As well as developing his own company to promote the Marshall Islands, Yoshii is also contracted as the Asia representative for the Marshall Islands Visitor’s Authority. His responsibilities now include tapping into the Korean and Taiwanese markets.

Recently Yoshii and the Marshall Islands Visitor’s Authority opened a new visitor center in Tokyo’s trendy Harajuku district, and another in Taipei, Taiwan.

“We’ve just started (tapping into the market),” says Yoshii smiling as he
remembers his first year in the Marshall Islands in 1998 when he working as a dive master and had two Japanese divers all year.

As of June 2007, the Marshall Islands Visitors Authority reported that 1,182 “true tourists” visited the Marshall Islands. This was a 55 percent increase over the previous year, which is attributed to the three charter flights from Japan Airlines earlier in the year.
Japan Airlines was scheduled to operate three more charters from Japan before the end of the year. They were scheduled to arrive in Majuro on November 22, December 20 and the 27 and each flight was expected to carry 200 passengers.

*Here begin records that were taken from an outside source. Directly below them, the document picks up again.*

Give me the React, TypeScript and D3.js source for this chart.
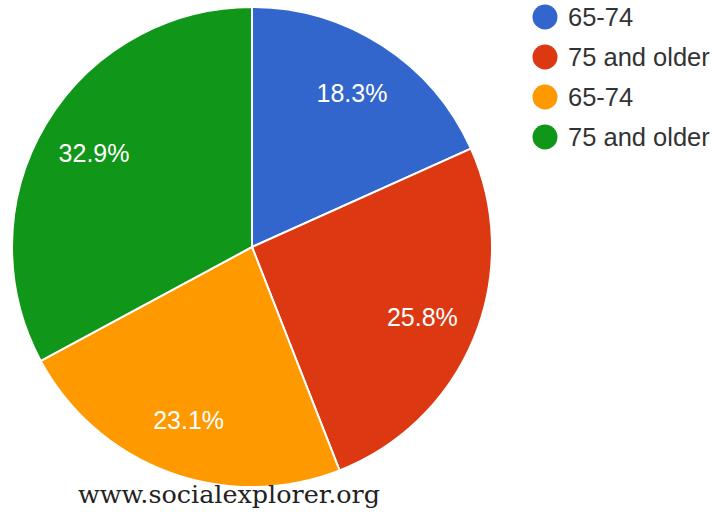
import React from "react";
import * as d3 from "d3";

const categories = ["65-74", "75 and older", "65-74", "75 and older"];
const values = [18.3, 25.8, 23.1, 32.9];
const labels = ["18.3%", "25.8%", "23.1%", "32.9%"];
const colors = ["#3366cc", "#dc3912", "#ff9900", "#109618"];
const sourceText = "www.socialexplorer.org";

export default function App() {
  const width = 717;
  const height = 512;
  const cx = 252;
  const cy = 247;
  const r = 240;
  const pie = d3.pie<number>().sort(null).value((d) => d)(values);
  const arc = d3.arc<d3.PieArcDatum<number>>().innerRadius(0).outerRadius(r);
  const labelArc = d3
    .arc<d3.PieArcDatum<number>>()
    .innerRadius(184)
    .outerRadius(184);

  const legendX = 545;
  const legendY0 = 17;
  const legendStep = 40;

  return (
    <svg
      width={width}
      height={height}
      style={{ position: "absolute", left: 0, top: 0, background: "#fff" }}
    >
      <g transform={`translate(${cx},${cy})`}>
        {pie.map((p, i) => (
          <path key={i} d={arc(p) || ""} fill={colors[i]} stroke="#fff" strokeWidth={2} />
        ))}
        {pie.map((p, i) => {
          const [x, y] = labelArc.centroid(p);
          return (
            <text
              key={"l" + i}
              x={x}
              y={y}
              textAnchor="middle"
              dominantBaseline="central"
              fill="#fff"
              fontFamily="'Liberation Sans', Arial, sans-serif"
              fontSize={25}
            >
              {labels[i]}
            </text>
          );
        })}
      </g>
      {categories.map((c, i) => (
        <g key={"lg" + i} transform={`translate(${legendX},${legendY0 + i * legendStep})`}>
          <circle r={12.5} fill={colors[i]} />
          <text
            x={23}
            y={0}
            dominantBaseline="central"
            fill="#333"
            fontFamily="'Liberation Sans', Arial, sans-serif"
            fontSize={25.5}
          >
            {c}
          </text>
        </g>
      ))}
      <text
        x={78}
        y={503}
        fill="#222"
        fontFamily="'DejaVu Serif', serif"
        fontSize={24.5}
        textLength={302}
        lengthAdjust="spacingAndGlyphs"
      >
        {sourceText}
      </text>
    </svg>
  );
}
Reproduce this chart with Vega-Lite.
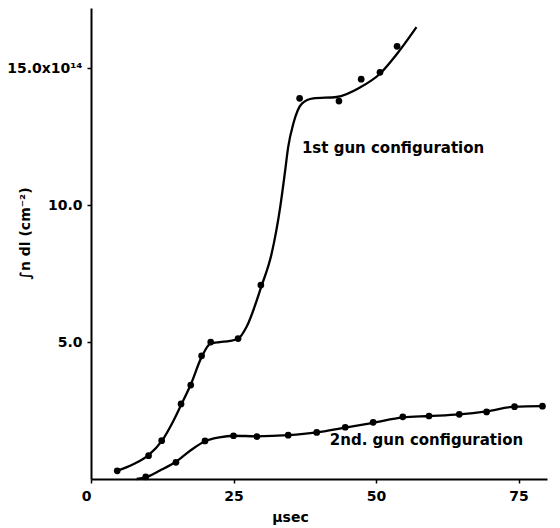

The influx is good news for the Marshall Islands’ fledgling tourism
industry, and with it comes a host of obstacles. They include training hotel and dive operations staff, offering enough non-dive attractions, and clean villages and lagoons.

But Yoshii sees these as opportunities as much as challenges. “I know the reality and I know the problems,” he says. “Once the problem is known we can solve it.”